None of them have yet started to sprout tentacles or grow six-foot-long tongues. I'll keep my eye on them as best I can without getting noticed by the authorities, though. If they do… turn… then I suppose they may need to talk to someone who knows what it's like to be thrown into a world you never thought existed, and to become something that might not be entirely human.
As for me? Well, I survived my attack of conscience again. I guess I should be grateful. How many has managed to pour that much venom in the face of a werewolf and live to tell the tale? But thinking about the reason for it… well, it's hard to feel much triumph.
A Ban, she said. I've got a Ban on me. Some other werewolf put it there, and now no one else may touch me.
And I think of Rolf Smythe telling me that I would pay, I would pay for what I had done to him, that death was much too good for me but one day he'd give me far more than that…
There is a war.
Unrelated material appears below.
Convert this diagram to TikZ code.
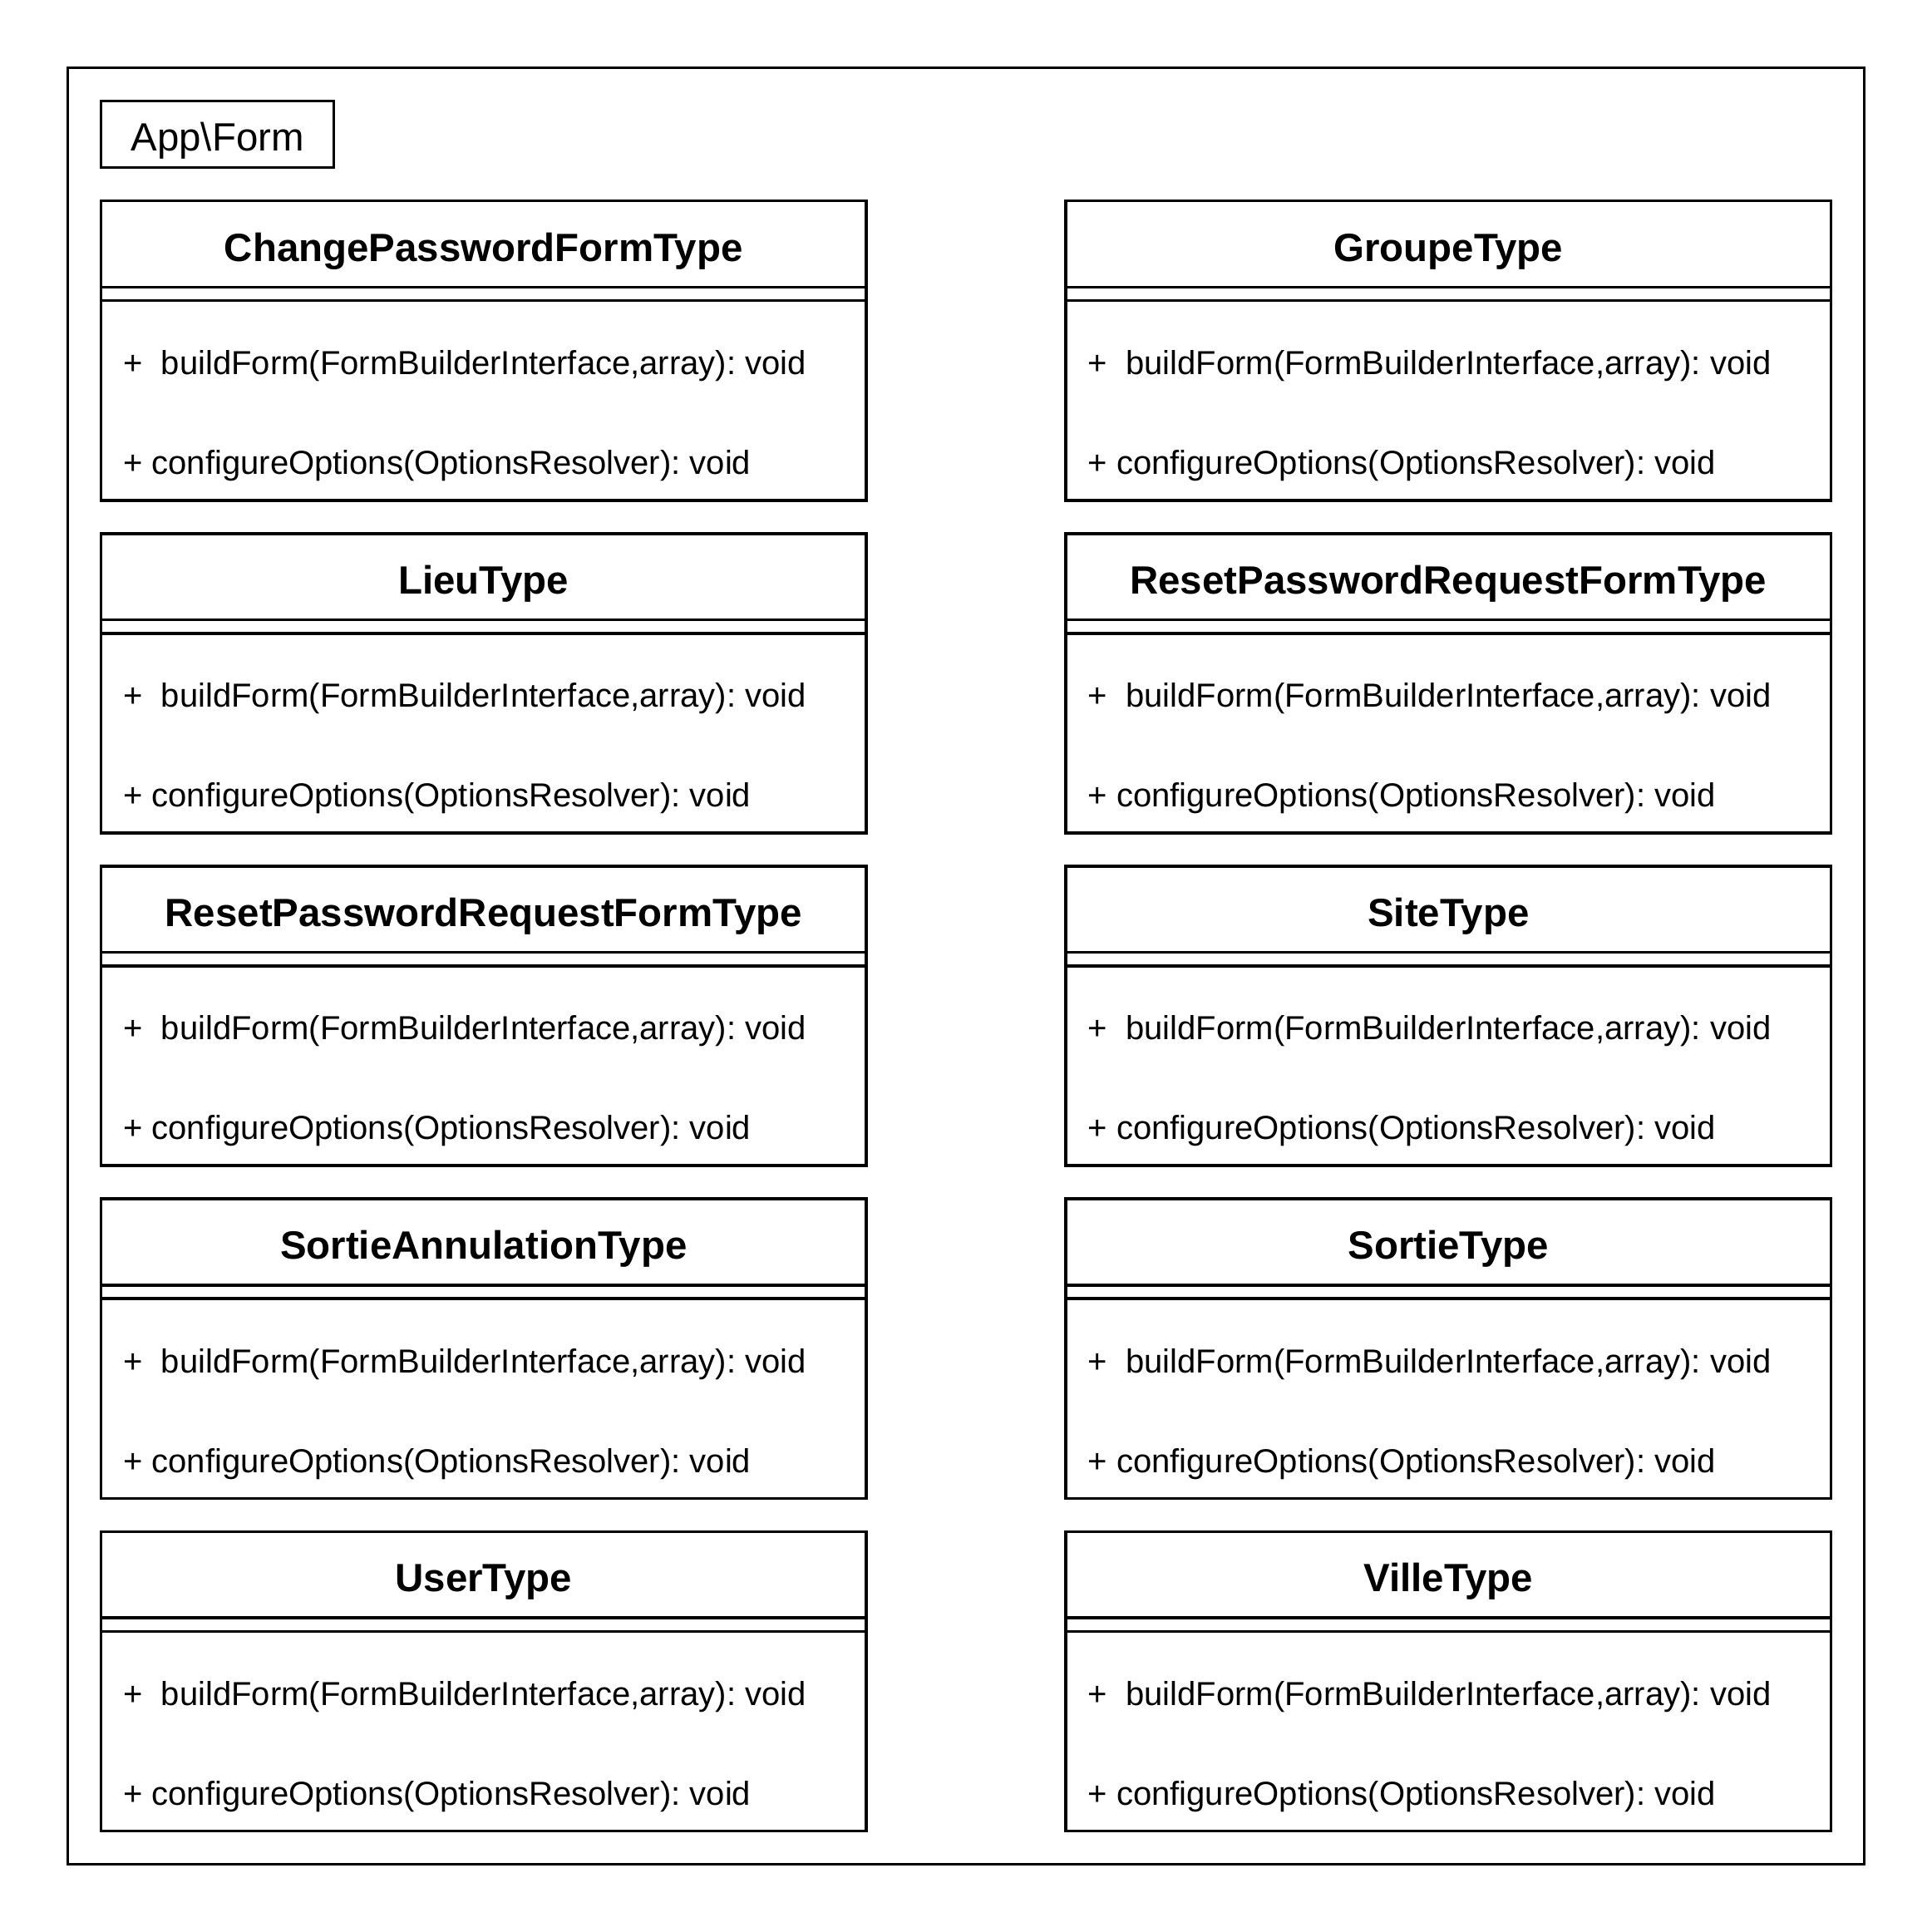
\documentclass[tikz,border=0pt]{standalone}
\usepackage{fontspec}
\setmainfont{Liberation Sans}
\usetikzlibrary{positioning,calc}
\frenchspacing
\newcommand{\mtd}[1]{{\fontsize{27}{32}\selectfont #1}}

% one class box: name, centre of the title part, title
\newcommand{\formtype}[3]{%
  \node[head] (#1) at (#2) {#3};
  \node[attrs,below=0pt of #1] (#1a) {};
  \node[methods,below=0pt of #1a] (#1m) {};
  \node[mline] (#1b) at ($(#1m.north west)+(18,53)$) {\mtd{+\ \ buildForm(FormBuilderInterface,array): void}};
  \node[mline] (#1c) at ($(#1m.north west)+(18,134)$) {\mtd{+ configureOptions(OptionsResolver): void}};
}

\begin{document}
\begin{tikzpicture}[x=1pt,y=-1pt,line width=2.4pt,
  every node/.style={outer sep=0pt},
  head/.style={draw,minimum width=621pt,minimum height=70pt,inner sep=0pt,text depth=0pt,
    text height=28pt,font=\fontsize{32}{38}\selectfont\bfseries},
  attrs/.style={draw,minimum width=621pt,minimum height=11pt,inner sep=0pt},
  methods/.style={draw,minimum width=621pt,minimum height=162pt,inner sep=0pt},
  mline/.style={anchor=west,inner sep=0pt}]

  \useasboundingbox[fill=white] (0,0) rectangle (1568,1568);

  \node[draw,minimum width=1458pt,minimum height=1458pt] (pkg) at (784,784) {};
  \node[draw,minimum width=189pt,minimum height=54pt,inner sep=0pt,text height=27pt,text depth=0pt,
    font=\fontsize{32}{38}\selectfont] (pkgname) at (176.5,109) {App\textbackslash Form};

  \formtype{chpw}{392.5,198}{ChangePasswordFormType}
  \formtype{lieu}{392.5,468}{LieuType}
  \formtype{rpwl}{392.5,738}{ResetPasswordRequestFormType}
  \formtype{annul}{392.5,1008}{SortieAnnulationType}
  \formtype{user}{392.5,1278}{UserType}

  \formtype{groupe}{1175.5,198}{GroupeType}
  \formtype{rpwr}{1175.5,468}{ResetPasswordRequestFormType}
  \formtype{site}{1175.5,738}{SiteType}
  \formtype{sortie}{1175.5,1008}{SortieType}
  \formtype{ville}{1175.5,1278}{VilleType}

\end{tikzpicture}
\end{document}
It's waged between two noncorporeal entities that go by the names of Gaia and the Wyrm. Maybe they are real, or maybe they are just the invention of some guy who had very vivid dreams and decided that they were probably true. What's important is, both parties have devoted followers, and for a longer time than we can probably imagine, they have been cheerfully killing each other, both sides convinced of the righteousness of their respective causes. Convinced that granting mercy is the same as letting everything that is good and right die.
Being a Hunter – a real Hunter, not a racist, xenophobic maniac like some I could mention – is, I suppose, being the person who walks up to those two factions and says "To be honest, fellows, you look exactly the same to me."
Is it a wonder that both sides hate our guts? Is it a wonder that they are always so quick to kill us as soon as we show up? Even so, I think I'd choose to be a Hunter instead of a werewolf any day of the week.
I choose for myself which wars I fight.